Functional dependence of $k$ given functions $F_i:\>\Omega\to{\mathbb R}$ $\>(1\leq i\leq k)$ with common domain $\Omega\subset{\mathbb R}^n$ means, intuitively, that there is a nontrivial function $$g:\quad{\mathbb R}^k\to{\mathbb R},\qquad y\mapsto g(y)$$ such that $$g\bigl(F_1(x),F_2(x),\ldots, F_k(x)\bigr)\equiv 0\qquad \forall x\in\Omega\ .\tag{1}$$ "Nontrivial" for $g$ means that $\nabla g(y)\ne0$ for all $y\in{\mathbb R}^k$. Taking the derivative of $(1)$ we see that $$dg\bigl(F(x)\bigr)\cdot dF(x)\equiv 0\in{\cal L}({\mathbb R}^n,{\mathbb R}^k)\qquad\forall x\in\Omega\ .$$ In terms of matrices this says that the rows of the matrix $\bigl[dF(x)\bigr]$ are linearly dependent with coefficients given by $\nabla g\bigl(F(x)\bigr)\ne0$, for each $x\in\Omega$.

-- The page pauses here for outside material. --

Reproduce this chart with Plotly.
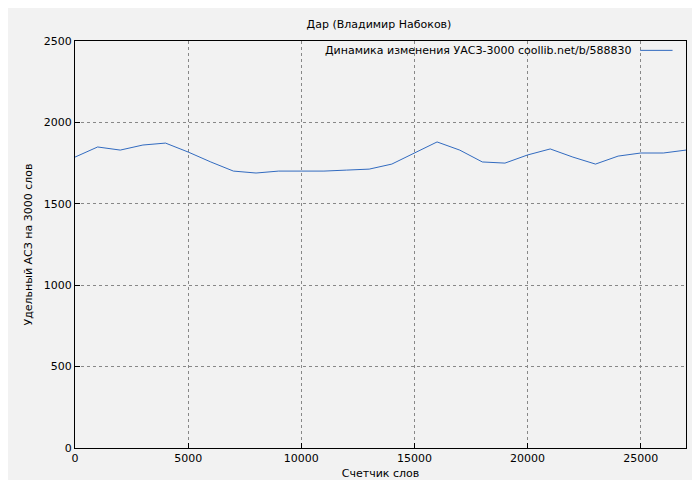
import plotly.graph_objects as go

# word counter positions and specific value per 3000 words
words = [0, 1000, 2000, 3000, 4000, 5000, 6000, 7000, 8000, 9000, 10000,
         11000, 12000, 13000, 14000, 15000, 16000, 17000, 18000, 19000,
         20000, 21000, 22000, 23000, 24000, 25000, 26000, 27000]
uasz = [1787, 1849, 1830, 1861, 1873, 1818, 1757, 1701, 1689, 1701, 1701,
        1701, 1707, 1713, 1744, 1812, 1880, 1830, 1757, 1750,
        1800, 1837, 1787, 1744, 1793, 1812, 1812, 1830]

legend_label = "Динамика изменения УАСЗ-3000 coollib.net/b/588830"

fig = go.Figure()
fig.add_trace(go.Scatter(x=words, y=uasz, mode="lines",
                         line=dict(color="#0047b3", width=0.8),
                         showlegend=False))

axis_common = dict(showline=True, linecolor="black", mirror=True,
                   showgrid=True, gridcolor="#888888", griddash="dot",
                   gridwidth=0.6, ticks="inside", ticklen=5, tickcolor="black",
                   zeroline=False, automargin=False,
                   tickfont=dict(size=11))

fig.update_layout(
    width=700, height=480,
    paper_bgcolor="#f2f2f2", plot_bgcolor="#f2f2f2",
    font=dict(family="DejaVu Sans", size=11, color="black"),
    margin=dict(l=67, r=22, t=33, b=40),
    title=dict(text="Дар (Владимир Набоков)", x=0.53, y=0.975,
               xanchor="center", font=dict(size=11)),
    xaxis=dict(range=[0, 27000], dtick=5000,
               title=dict(text="Счетчик слов", standoff=5, font=dict(size=11)),
               **axis_common),
    yaxis=dict(range=[0, 2500], dtick=500,
               title=dict(text="Удельный АСЗ на 3000 слов", standoff=8, font=dict(size=11)),
               **axis_common),
)
fig.update_xaxes(tickformat="d")
fig.add_annotation(text=legend_label, xref="paper", yref="paper",
                   x=0.915, y=0.977, xanchor="right", yanchor="middle",
                   showarrow=False, font=dict(size=11))
fig.add_shape(type="line", xref="paper", yref="paper",
              x0=0.925, x1=0.978, y0=0.977, y1=0.977,
              line=dict(color="#0047b3", width=0.8))

fig.write_html("out.html")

Now the rows of the matrix $\bigl[dF(x)\bigr]$ are nothing else but the gradients $\nabla F_i(x)$. Therefore functional dependence of the $F_i$ in the above sense implies that the gradients $\nabla F_i(x)$ are linearly dependent, at each point $x\in\Omega$.

In your definition of "functional independence" you don't want even a hint of such a thing. Therefore you insist that at all points $x\in\Omega$ the $k$ gradients $\nabla F_i(x)$ should be linearly independent.

Functional independence between two functions means that the level set of each of the functions intersects transversely the level set of the other function. In the plane, this means that a function $f$ functionally independent of another function $g$ cannot be written as $f=F(g)$ where $F$ is another function, because in this case, the level sets would be the same curves, for both $f$ and $g$. Similarly, in $k$ dimensions, functional independence means that the intersection between the $k$ $(k-1)$-dimensional level sets of the $k$ functions is a point, not a line or a plane, i. e., the functions $F_1$, $F_2$,...,$F_k$ contains $k$ independent informations of your ambient space, and can be taken locally as coordinates.